■ **SET TASK**
Transcribe the listing exactly, leaving out every picture.

■ **SUPPLIED INFORMATION**
━━━━━━
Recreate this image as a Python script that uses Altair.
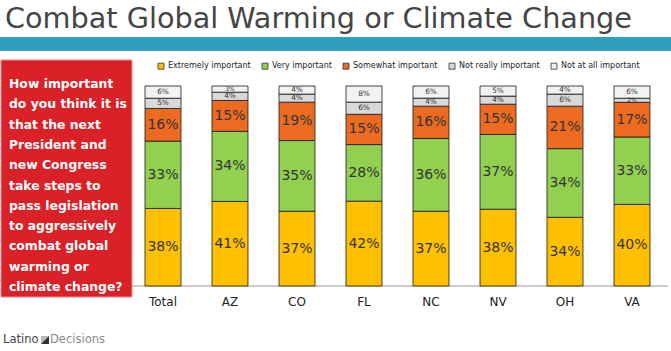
import altair as alt
import pandas as pd

categories = ["Total", "AZ", "CO", "FL", "NC", "NV", "OH", "VA"]
responses = ["Extremely important", "Very important", "Somewhat important",
             "Not really important", "Not at all important"]
extremely = [38, 41, 37, 42, 37, 38, 34, 40]
very = [33, 34, 35, 28, 36, 37, 34, 33]
somewhat = [16, 15, 19, 15, 16, 15, 21, 17]
not_really = [5, 4, 4, 6, 4, 4, 6, 2]
not_at_all = [6, 3, 4, 8, 6, 5, 4, 6]
colors = ["#FFC000", "#92D050", "#ED6B21", "#D9D9D9", "#F2F2F2"]

title_text = "Combat Global Warming or Climate Change"
question_lines = ["How important", "do you think it is", "that the next",
                  "President and", "new Congress", "take steps to",
                  "pass legislation", "to aggressively", "combat global",
                  "warming or", "climate change?"]

series = [extremely, very, somewhat, not_really, not_at_all]
rows = []
for ri, (resp, vals) in enumerate(zip(responses, series)):
    for c, v in zip(categories, vals):
        rows.append({"category": c, "response": resp, "value": v, "order": ri})
df = pd.DataFrame(rows)
cat_df = pd.DataFrame({"category": categories})

FONT = "DejaVu Sans"

xscale = alt.Scale(domain=categories, range=[129.5, 665.5],
                   paddingInner=0.463, paddingOuter=0.2315)
yscale = alt.Scale(domain=[0, 1], range=[286, 86], nice=False, zero=True)

base = alt.Chart(df)

bars = base.mark_bar(stroke="#1a1a1a", strokeWidth=0.8).encode(
    x=alt.X("category:N", scale=xscale, axis=None, sort=categories),
    y=alt.Y("value:Q", stack="normalize", scale=yscale, axis=None),
    color=alt.Color("response:N",
                    scale=alt.Scale(domain=responses, range=colors),
                    sort=responses,
                    legend=alt.Legend(orient="none", legendX=157, legendY=62,
                                      direction="horizontal", title=None,
                                      symbolType="square", symbolSize=36,
                                      symbolStrokeColor="#333",
                                      symbolStrokeWidth=0.8,
                                      labelFontSize=8, labelFont=FONT,
                                      labelColor="#222", labelOffset=3,
                                      columnPadding=9)),
    order=alt.Order("order:Q"),
)

labels = base.transform_stack(
    stack="value", groupby=["category"], sort=[alt.SortField("order")],
    as_=["y0", "y1"], offset="normalize"
).transform_calculate(
    mid="(datum.y0 + datum.y1) / 2",
    label="datum.value + '%'",
    fs="datum.value <= 3 ? 6 : (datum.value < 10 ? 7.4 : 14)"
).mark_text(font=FONT, color="#333").encode(
    x=alt.X("category:N", scale=xscale, axis=None, sort=categories),
    y=alt.Y("mid:Q", scale=yscale, axis=None),
    text="label:N",
    size=alt.Size("fs:Q", scale=None, legend=None),
)

cat_labels = alt.Chart(cat_df).mark_text(font=FONT, fontSize=12, color="#222",
                                         baseline="middle").encode(
    x=alt.X("category:N", scale=xscale, axis=None, sort=categories),
    y=alt.value(302),
    text="category:N",
)

one = pd.DataFrame({"a": [0]})

baseline = alt.Chart(one).mark_rule(color="#999", strokeWidth=1).encode(
    x=alt.value(132), x2=alt.value(668), y=alt.value(286))

title = alt.Chart(one).mark_text(font=FONT, fontSize=28.7, color="#454545",
                                 align="left", baseline="middle").encode(
    x=alt.value(5), y=alt.value(19), text=alt.value(title_text))

band = alt.Chart(one).mark_rect(color="#2E9FBF").encode(
    x=alt.value(0), x2=alt.value(671), y=alt.value(37), y2=alt.value(51))

redbox = alt.Chart(one).mark_rect(color="#DA2128", stroke="#F08A8E",
                                  strokeWidth=1).encode(
    x=alt.value(1), x2=alt.value(132), y=alt.value(60), y2=alt.value(297))

question = alt.Chart(one).mark_text(font=FONT, fontSize=12.4, fontWeight="bold",
                                    color="white",
                                    align="left", baseline="middle",
                                    lineHeight=20.3).encode(
    x=alt.value(9), y=alt.value(84), text=alt.value(question_lines))

logo1 = alt.Chart(one).mark_text(font=FONT, fontSize=11.5, color="#444",
                                 align="left", baseline="middle").encode(
    x=alt.value(3), y=alt.value(340), text=alt.value("Latino"))
logo_sq = alt.Chart(one).mark_rect(color="#bbb").encode(
    x=alt.value(41), x2=alt.value(49), y=alt.value(336), y2=alt.value(344))
logo_tri = alt.Chart(one).mark_point(
    shape="M-1,1 L1,-1 L1,1 Z", filled=True, color="#333", opacity=1,
    size=64).encode(x=alt.value(45), y=alt.value(340))
logo2 = alt.Chart(one).mark_text(font=FONT, fontSize=11.5, color="#8a8a8a",
                                 align="left", baseline="middle").encode(
    x=alt.value(50), y=alt.value(340), text=alt.value("Decisions"))

chart = alt.layer(
    band, redbox, question, title, baseline, bars, labels, cat_labels,
    logo1, logo_sq, logo_tri, logo2
).properties(
    width=671, height=351, padding=0, autosize=alt.AutoSizeParams(type="none"),
    background="white"
).configure_view(stroke=None)

chart.save("out.html", embed_options={"renderer": "svg", "actions": False})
━━━━━━
■ **EXERCISE OUTPUT**
Recreate this image as a Python script that uses Altair.
import altair as alt
import pandas as pd

categories = ["Total", "AZ", "CO", "FL", "NC", "NV", "OH", "VA"]
responses = ["Extremely important", "Very important", "Somewhat important",
             "Not really important", "Not at all important"]
extremely = [38, 41, 37, 42, 37, 38, 34, 40]
very = [33, 34, 35, 28, 36, 37, 34, 33]
somewhat = [16, 15, 19, 15, 16, 15, 21, 17]
not_really = [5, 4, 4, 6, 4, 4, 6, 2]
not_at_all = [6, 3, 4, 8, 6, 5, 4, 6]
colors = ["#FFC000", "#92D050", "#ED6B21", "#D9D9D9", "#F2F2F2"]

title_text = "Combat Global Warming or Climate Change"
question_lines = ["How important", "do you think it is", "that the next",
                  "President and", "new Congress", "take steps to",
                  "pass legislation", "to aggressively", "combat global",
                  "warming or", "climate change?"]

series = [extremely, very, somewhat, not_really, not_at_all]
rows = []
for ri, (resp, vals) in enumerate(zip(responses, series)):
    for c, v in zip(categories, vals):
        rows.append({"category": c, "response": resp, "value": v, "order": ri})
df = pd.DataFrame(rows)
cat_df = pd.DataFrame({"category": categories})

FONT = "DejaVu Sans"

xscale = alt.Scale(domain=categories, range=[129.5, 665.5],
                   paddingInner=0.463, paddingOuter=0.2315)
yscale = alt.Scale(domain=[0, 1], range=[286, 86], nice=False, zero=True)

base = alt.Chart(df)

bars = base.mark_bar(stroke="#1a1a1a", strokeWidth=0.8).encode(
    x=alt.X("category:N", scale=xscale, axis=None, sort=categories),
    y=alt.Y("value:Q", stack="normalize", scale=yscale, axis=None),
    color=alt.Color("response:N",
                    scale=alt.Scale(domain=responses, range=colors),
                    sort=responses,
                    legend=alt.Legend(orient="none", legendX=157, legendY=62,
                                      direction="horizontal", title=None,
                                      symbolType="square", symbolSize=36,
                                      symbolStrokeColor="#333",
                                      symbolStrokeWidth=0.8,
                                      labelFontSize=8, labelFont=FONT,
                                      labelColor="#222", labelOffset=3,
                                      columnPadding=9)),
    order=alt.Order("order:Q"),
)

labels = base.transform_stack(
    stack="value", groupby=["category"], sort=[alt.SortField("order")],
    as_=["y0", "y1"], offset="normalize"
).transform_calculate(
    mid="(datum.y0 + datum.y1) / 2",
    label="datum.value + '%'",
    fs="datum.value <= 3 ? 6 : (datum.value < 10 ? 7.4 : 14)"
).mark_text(font=FONT, color="#333").encode(
    x=alt.X("category:N", scale=xscale, axis=None, sort=categories),
    y=alt.Y("mid:Q", scale=yscale, axis=None),
    text="label:N",
    size=alt.Size("fs:Q", scale=None, legend=None),
)

cat_labels = alt.Chart(cat_df).mark_text(font=FONT, fontSize=12, color="#222",
                                         baseline="middle").encode(
    x=alt.X("category:N", scale=xscale, axis=None, sort=categories),
    y=alt.value(302),
    text="category:N",
)

one = pd.DataFrame({"a": [0]})

baseline = alt.Chart(one).mark_rule(color="#999", strokeWidth=1).encode(
    x=alt.value(132), x2=alt.value(668), y=alt.value(286))

title = alt.Chart(one).mark_text(font=FONT, fontSize=28.7, color="#454545",
                                 align="left", baseline="middle").encode(
    x=alt.value(5), y=alt.value(19), text=alt.value(title_text))

band = alt.Chart(one).mark_rect(color="#2E9FBF").encode(
    x=alt.value(0), x2=alt.value(671), y=alt.value(37), y2=alt.value(51))

redbox = alt.Chart(one).mark_rect(color="#DA2128", stroke="#F08A8E",
                                  strokeWidth=1).encode(
    x=alt.value(1), x2=alt.value(132), y=alt.value(60), y2=alt.value(297))

question = alt.Chart(one).mark_text(font=FONT, fontSize=12.4, fontWeight="bold",
                                    color="white",
                                    align="left", baseline="middle",
                                    lineHeight=20.3).encode(
    x=alt.value(9), y=alt.value(84), text=alt.value(question_lines))

logo1 = alt.Chart(one).mark_text(font=FONT, fontSize=11.5, color="#444",
                                 align="left", baseline="middle").encode(
    x=alt.value(3), y=alt.value(340), text=alt.value("Latino"))
logo_sq = alt.Chart(one).mark_rect(color="#bbb").encode(
    x=alt.value(41), x2=alt.value(49), y=alt.value(336), y2=alt.value(344))
logo_tri = alt.Chart(one).mark_point(
    shape="M-1,1 L1,-1 L1,1 Z", filled=True, color="#333", opacity=1,
    size=64).encode(x=alt.value(45), y=alt.value(340))
logo2 = alt.Chart(one).mark_text(font=FONT, fontSize=11.5, color="#8a8a8a",
                                 align="left", baseline="middle").encode(
    x=alt.value(50), y=alt.value(340), text=alt.value("Decisions"))

chart = alt.layer(
    band, redbox, question, title, baseline, bars, labels, cat_labels,
    logo1, logo_sq, logo_tri, logo2
).properties(
    width=671, height=351, padding=0, autosize=alt.AutoSizeParams(type="none"),
    background="white"
).configure_view(stroke=None)

chart.save("out.html", embed_options={"renderer": "svg", "actions": False})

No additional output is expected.